Mutually tangent ellipsoids in 3 space I recently heard a claim that for any n, it is possible to arrange n ellipsoids in 3 space such that each pair of ellipsoids is kissing.  Is this true, and if so, how?
Edit: By kissing, I mean that I would like the interiors of the ellipsoids to be disjoint, but each pair of ellipsoids should intersect at a point.
 A: Here is the paper that Gerhard remembered, which doesn't answer the question as posed,
but does answer a related question:

Jeff Erickson and Scott Kim,
  "Arbitrarily large neighborly families of congruent symmetric convex 3-polytopes," 2003.
  (link)


      



                  


That their paper does not mention ellipsoids might be taken as indirect evidence that the posed question may not yet have been answered a decade ago.
A: I've never heard of this before, and it sounds quite counterintuitive.
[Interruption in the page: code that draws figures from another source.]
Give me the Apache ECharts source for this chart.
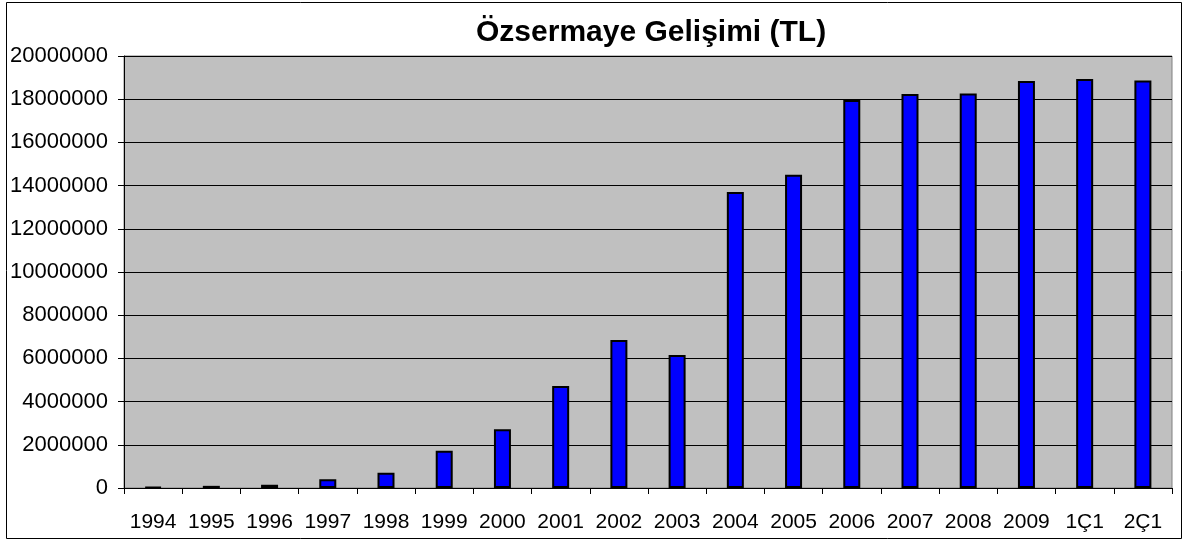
<!DOCTYPE html>
<html>
<head>
<meta charset="utf-8">
<script src="https://cdn.jsdelivr.net/npm/echarts@6/dist/echarts.min.js"></script>
<style>
  html, body { margin: 0; padding: 0; background: #fff; }
  #chart { width: 1188px; height: 545px; }
</style>
</head>
<body>
<div id="chart"></div>
<script>
// categories and values
const categories = ['1994', '1995', '1996', '1997', '1998', '1999', '2000', '2001', '2002',
  '2003', '2004', '2005', '2006', '2007', '2008', '2009', '1Ç1', '2Ç1'];
const equity = [50000, 100000, 150000, 400000, 710000, 1730000, 2720000, 4720000, 6850000,
  6160000, 13700000, 14500000, 17960000, 18240000, 18260000, 18840000, 18940000, 18870000];

const chart = echarts.init(document.getElementById('chart'));

const option = {
  animation: false,
  textStyle: { fontFamily: 'Liberation Sans, Arial, sans-serif' },
  title: {
    text: 'Özsermaye Gelişimi (TL)',
    left: 471,
    top: 13,
    textStyle: { fontSize: 30, fontWeight: 'bold', color: '#000' }
  },
  graphic: [{
    type: 'rect',
    shape: { x: 6.5, y: 2.5, width: 1175, height: 536 },
    style: { fill: 'none', stroke: '#000', lineWidth: 1 },
    silent: true
  }],
  grid: {
    left: 124,
    right: 16,
    top: 56,
    bottom: 57,
    show: true,
    backgroundColor: '#C0C0C0',
    borderColor: '#808080',
    borderWidth: 1
  },
  xAxis: {
    type: 'category',
    data: categories,
    axisLine: { lineStyle: { color: '#000', width: 1 } },
    axisTick: { show: true, interval: 0, alignWithLabel: false, length: 6, lineStyle: { color: '#000' } },
    axisLabel: { color: '#000', fontSize: 21, margin: 24, interval: 0 }
  },
  yAxis: {
    type: 'value',
    min: 0,
    max: 20000000,
    interval: 2000000,
    axisLine: { show: true, lineStyle: { color: '#000', width: 1 } },
    axisTick: { show: true, length: 6, lineStyle: { color: '#000' } },
    axisLabel: { color: '#000', fontSize: 22, margin: 16, formatter: (v) => String(v) },
    splitLine: { show: true, lineStyle: { color: '#000', width: 1 } }
  },
  series: [{
    type: 'bar',
    data: equity,
    barWidth: 17,
    itemStyle: { color: '#0000FF', borderColor: '#000', borderWidth: 2 }
  }]
};

chart.setOption(option);
</script>
</body>
</html>
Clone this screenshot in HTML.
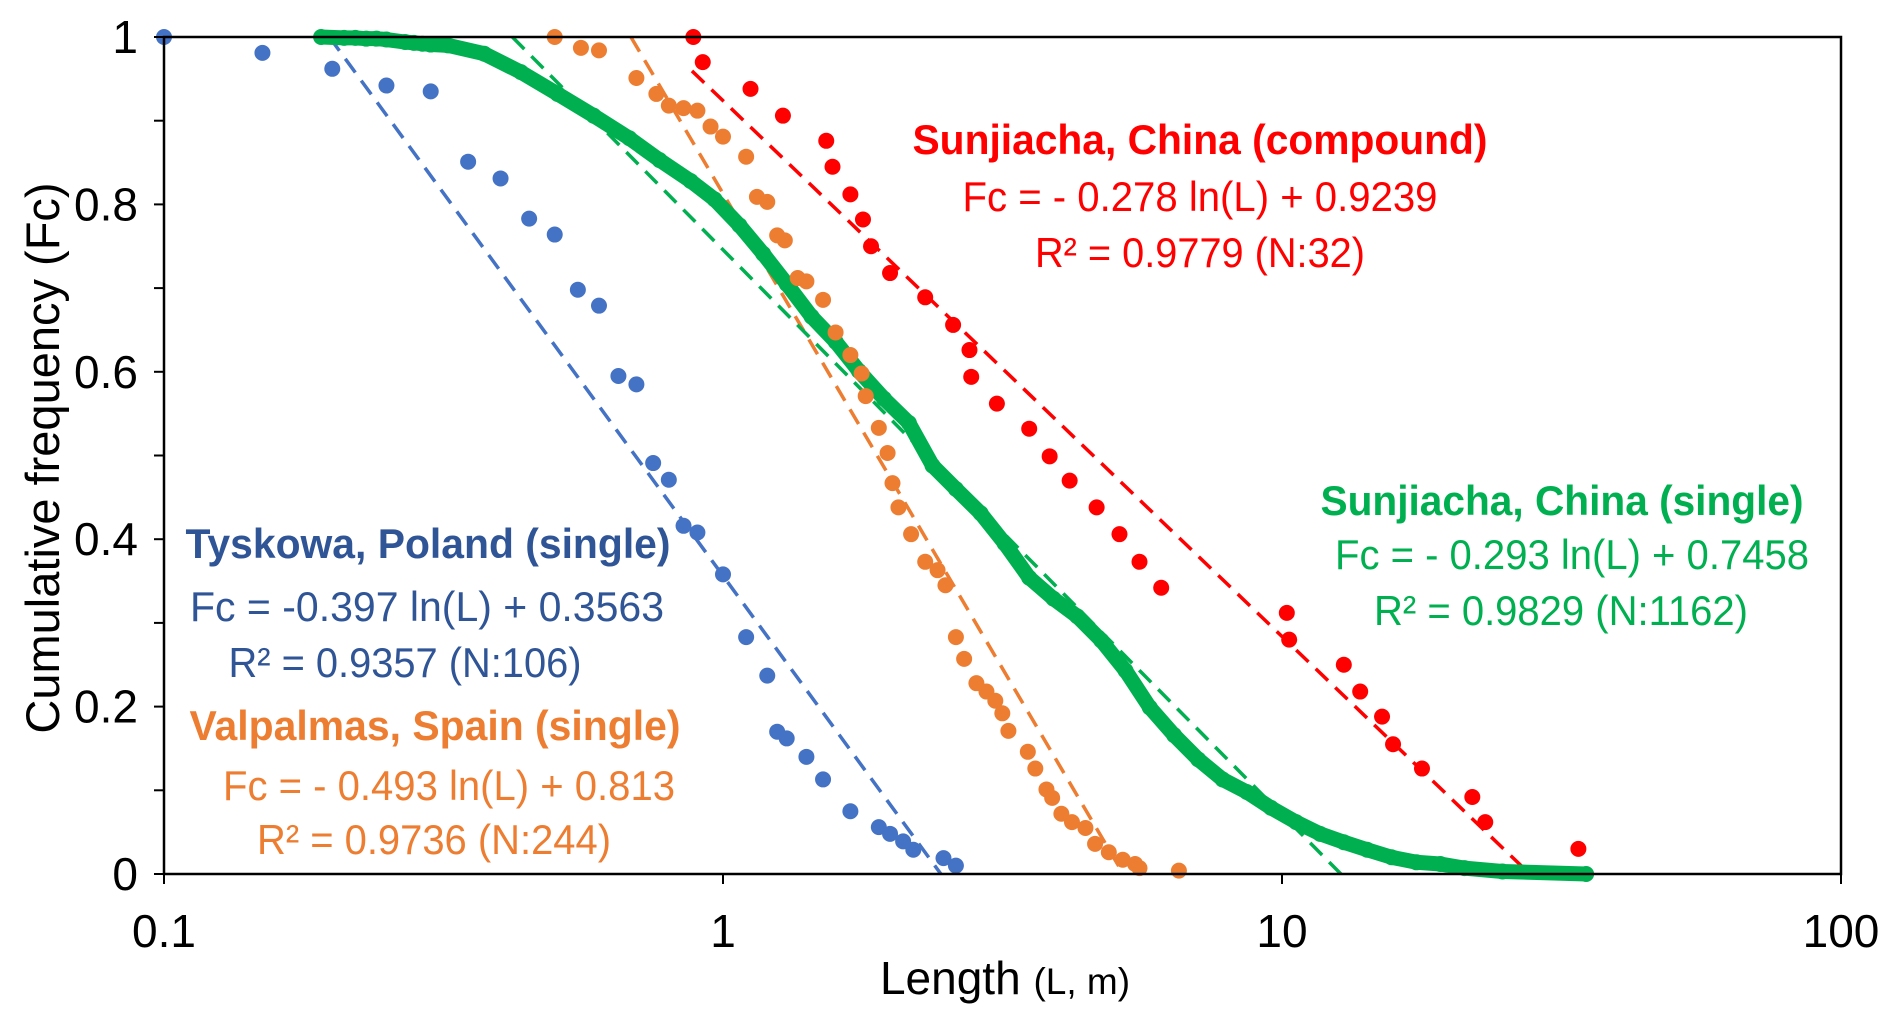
<!DOCTYPE html>
<html><head><meta charset="utf-8"><style>
body{margin:0;background:#fff}
svg text{font-family:"Liberation Sans",Arial,sans-serif}
</style></head><body>
<svg id="chart" width="1892" height="1017" xmlns="http://www.w3.org/2000/svg">
<g id="trend"></g>
<g id="pts"></g>
<g id="axes"></g>
<g id="labels"></g>
</svg>
<script>
const blueL=[0.1,0.15,0.2,0.25,0.3,0.35,0.4,0.45,0.5,0.55,0.6,0.65,0.7,0.75,0.8,0.85,0.9,1.0,1.1,1.2,1.25,1.3,1.41,1.51,1.69,1.9,1.99,2.1,2.19,2.48,2.61];
const blueF=[1,0.981,0.962,0.942,0.935,0.851,0.831,0.783,0.764,0.698,0.679,0.595,0.585,0.491,0.471,0.416,0.408,0.358,0.283,0.237,0.17,0.162,0.14,0.113,0.075,0.056,0.048,0.039,0.029,0.019,0.01];
const orangeL=[0.5,0.557,0.6,0.7,0.76,0.8,0.85,0.9,0.95,1.0,1.1,1.15,1.2,1.25,1.29,1.36,1.41,1.51,1.59,1.69,1.77,1.8,1.9,1.97,2.01,2.06,2.17,2.3,2.42,2.5,2.61,2.7,2.84,2.96,3.07,3.16,3.24,3.51,3.62,3.79,3.88,4.03,4.21,4.45,4.63,4.9,5.19,5.46,5.56,6.54];
const orangeF=[1,0.987,0.984,0.951,0.932,0.918,0.915,0.912,0.893,0.881,0.857,0.809,0.803,0.763,0.757,0.712,0.708,0.686,0.647,0.62,0.598,0.571,0.533,0.503,0.467,0.438,0.406,0.373,0.363,0.345,0.283,0.257,0.228,0.218,0.207,0.192,0.171,0.146,0.126,0.101,0.091,0.072,0.062,0.055,0.036,0.026,0.017,0.012,0.007,0.004];
const redL=[0.885,0.92,1.12,1.28,1.53,1.57,1.69,1.78,1.84,1.99,2.3,2.58,2.76,2.78,3.09,3.53,3.84,4.17,4.66,5.12,5.56,6.08,10.2,10.3,12.9,13.8,15.1,15.8,17.8,21.9,23.1,33.9];
const redF=[1,0.97,0.938,0.906,0.876,0.845,0.812,0.782,0.75,0.718,0.689,0.656,0.626,0.594,0.562,0.532,0.499,0.47,0.438,0.406,0.373,0.342,0.312,0.28,0.25,0.218,0.188,0.155,0.126,0.092,0.062,0.03];
const greenL=[0.191,0.21,0.22,0.23,0.24,0.25,0.27,0.28,0.29,0.3,0.322,0.374,0.435,0.506,0.587,0.68,0.77,0.875,0.966,1.07,1.18,1.3,1.44,1.59,1.75,1.94,2.15,2.37,2.61,2.89,3.19,3.53,3.9,4.3,4.75,5.25,5.8,6.41,7.08,7.83,8.65,9.56,10.6,11.7,12.9,14.2,15.7,17.4,19.2,21.2,24.8,35];
const greenF=[1,0.999,0.999,0.998,0.998,0.997,0.994,0.993,0.992,0.991,0.99,0.98,0.958,0.932,0.906,0.879,0.853,0.828,0.806,0.775,0.741,0.705,0.666,0.636,0.601,0.568,0.539,0.488,0.46,0.431,0.395,0.354,0.329,0.308,0.279,0.243,0.199,0.166,0.137,0.113,0.098,0.079,0.062,0.048,0.038,0.029,0.02,0.014,0.012,0.007,0.003,0];
const xTicks=[0.1,1,10,100];
const xTickLabels=["0.1","1","10","100"];
const yTicks=[0,0.2,0.4,0.6,0.8,1];
const yTickLabels=["0","0.2","0.4","0.6","0.8","1"];
const fits=[{name:'blue',a:-0.397,b:0.3563,c:'#4472C4',l0:0.1},{name:'orange',a:-0.493,b:0.813,c:'#ED7D31',l0:0.1},{name:'green',a:-0.293,b:0.7458,c:'#00B050',l0:0.1},{name:'red',a:-0.278,b:0.9239,c:'#FF0000',l0:0.88}];

const X0=164,X1=1841,Y0=874,Y1=37;
const xs=L=>X0+(Math.log10(L)+1)/3*(X1-X0);
const ys=F=>Y0-F*(Y0-Y1);
const NS='http://www.w3.org/2000/svg';
function mk(t,p,a){const e=document.createElementNS(NS,t);for(const k in a)e.setAttribute(k,a[k]);p.appendChild(e);return e;}
const tg=document.getElementById('trend'),pg=document.getElementById('pts'),ag=document.getElementById('axes'),lg=document.getElementById('labels');

fits.forEach(f=>{
  const La=Math.max(f.l0,Math.exp((1-f.b)/f.a)), Lb=Math.exp(-f.b/f.a);
  const ln=mk('line',tg,{x1:xs(La),y1:ys(f.a*Math.log(La)+f.b),x2:xs(Lb),y2:ys(0),stroke:f.c,'stroke-width':3.5,'stroke-dasharray':'17 10'});
  
  
});
function series(L,F,c,name,line){
  if(line){const pl=mk('polyline',pg,{points:L.map((l,i)=>xs(l)+','+ys(F[i])).join(' '),fill:'none',stroke:c,'stroke-width':15,'stroke-linejoin':'round','stroke-linecap':'round'});
    
    }
  L.forEach((l,i)=>{const d=mk('circle',pg,{cx:xs(l),cy:ys(F[i]),r:8,fill:c});
    
    });
}
series(greenL,greenF,'#00B050','green',true);
series(orangeL,orangeF,'#ED7D31','orange',false);
series(blueL,blueF,'#4472C4','blue',false);
series(redL,redF,'#FF0000','red',false);

const fr=mk('rect',ag,{x:X0,y:Y1,width:X1-X0,height:Y0-Y1,fill:'none',stroke:'#000','stroke-width':2.5});


for(let i=0;i<=10;i++){const y=ys(i/10);mk('line',ag,{x1:X0-10,x2:X0,y1:y,y2:y,stroke:'#000','stroke-width':2});}
yTicks.forEach((v,i)=>{const t=mk('text',ag,{x:X0-26,y:ys(v)+16,'text-anchor':'end','font-size':46,fill:'#000'});t.textContent=yTickLabels[i];
  
  });
xTicks.forEach((v,i)=>{mk('line',ag,{x1:xs(v),x2:xs(v),y1:Y0,y2:Y0+10,stroke:'#000','stroke-width':2});
  const t=mk('text',ag,{x:xs(v),y:947,'text-anchor':'middle','font-size':46,fill:'#000'});t.textContent=xTickLabels[i];
  
  });

function txt(s,x,y,c,bold,w,name){const t=mk('text',lg,{x:x,y:y,'text-anchor':'middle','font-size':42,'font-weight':bold?'bold':'normal',fill:c,textLength:w,lengthAdjust:'spacingAndGlyphs'});t.textContent=s;
  
  }
txt('Sunjiacha, China (compound)',1200,154,'#FF0000',true,575,'red-series-title');
txt('Fc = - 0.278 ln(L) + 0.9239',1200,211,'#FF0000',false,475,'red-equation');
txt('R² = 0.9779 (N:32)',1200,267,'#FF0000',false,330,'red-r-squared');
txt('Sunjiacha, China (single)',1562,515,'#00B050',true,483,'green-series-title');
txt('Fc = - 0.293 ln(L) + 0.7458',1572,569,'#00B050',false,474,'green-equation');
txt('R² = 0.9829 (N:1162)',1561,625,'#00B050',false,374,'green-r-squared');
txt('Tyskowa, Poland (single)',428,558,'#2F5597',true,485,'blue-series-title');
txt('Fc = -0.397 ln(L) + 0.3563',427,621,'#2F5597',false,474,'blue-equation');
txt('R² = 0.9357 (N:106)',405,677,'#2F5597',false,353,'blue-r-squared');
txt('Valpalmas, Spain (single)',435,740,'#ED7D31',true,491,'orange-series-title');
txt('Fc = - 0.493 ln(L) + 0.813',449,800,'#ED7D31',false,452,'orange-equation');
txt('R² = 0.9736 (N:244)',434,854,'#ED7D31',false,354,'orange-r-squared');
const xt=mk('text',lg,{x:1005,y:994,'text-anchor':'middle','font-size':46,fill:'#000'});
xt.innerHTML='Length <tspan font-size="37">(L, m)</tspan>';


const yt=mk('text',lg,{x:0,y:0,'text-anchor':'middle','font-size':47,fill:'#000',transform:'translate(59,458) rotate(-90)'});
yt.textContent='Cumulative frequency (Fc)';


</script>
</body></html>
If one is granted that this is true, then one can try to work backwards and apply a bit of dimensional analysis to understand how this can be. 
First, note that ellipsoids are quadrics, and there are a $9$ dimensional space of quadrics. Also, note that ellipsoids are invariant under affine (or more generally projective) transformations, so if we have one such configuration, we will expect to get at least a $15$-dimensional family of kissing ellipsoids. 
On the other hand, there are degenerate quadrics for which this is true. Consider $n$ mutually non-parallel lines in the plane. We can consider these as degenerate ellipsoids, with two axes $0$ radius and one axis $\infty$ radius. They the are each mutually tangent, since they each meet in a point. There is an $2n+3$-parameter family of these. One could hope to "regenerate" families of $n$ tangent ellipsoids from these, but there might be restrictions on when this is possible. 
For $n=1$, there is a $9$ dimensional family.
For $n=2$, there is a $17=9+8$ dimensional family. We have $9$ dimensions for the first ellipsoid. Choosing any other ellipsoid with center disjoint from the first, we may rescale it uniquely to be tangent to the first ellipsoid. So this gives us $8$ dimensions for the second ellipsoid. 
For $n=3$, let's assume that one of the ellipsoids is a sphere. Then its center is equidistant from the other two ellipsoids. The space of points equidistant from two kissing ellipsoids is $2$-dimensional. So we get a $17+2=19$-dimensional space of 3 tangent ellipsoids, with one round. We may change the round sphere by an affine transformation based at its center to get any ellipsoid with the same center, and we have a $6$-parameter family of such affine maps (we have $3$ dimensions for the major axis, $2$ for the minor axis, and $1$ for the third axis). However, this over-counts, since a similarity (all $3$ axes equal) will take the sphere to a sphere, so this gives us $19+6-1=24$ dimensions (or we may take a $5$-parameter family of volume-preserving affine transformations to eliminate repetitions). 
For $n=4$, let's again assume that one of the ellipsoids is a sphere. The space of points equidistant from $3$ ellipsoids is $1$-dimensional. As above, we may modify the sphere by a $5$-parameter family of volume-preserving affine transformations to get $24+1+5=30$ dimensions of 4 mutually tangent ellipsoids. 
For $n=5$, we expect finitely many points which are equidistant from $4$ mutually tangent ellipsoids, so the computation gives $35$ dimensions. 
At this point, one expects adding the next sphere will cut down on the dimension of the space of 5 tangent ellipsoids which have an equidistant point. If we continue the sequence $9,17,24,30,35$, then the next term ought to be $39$ dimensions ($42, 44, 45, ?$). Of course, this trend couldn't possibly continue if one expects to have $n$ tangent ellipsoids for all $n$, so there must be some non-generic phenomenon creating the incidence.  
A: I'm assuming "kissing" means osculating, i.e. the ellipsoids intersect at a point where they have second-order contact, i.e. in a coordinate system where the point of contact is the origin and the tangent plane is the $xy$ plane, near the origin we have $z = a x^2 + b x y + c y^2 + O((|x|+|y|)^3)$ for the same $a,b,c$.  Well, e.g. this is true for the ellipsoids
$$ x^2 + y^2 + b (z - 1/b)^2 = 1/b,\ b > 0$$
which are all mutually osculating at the origin.
Or did you want each pair to be osculating at a different point?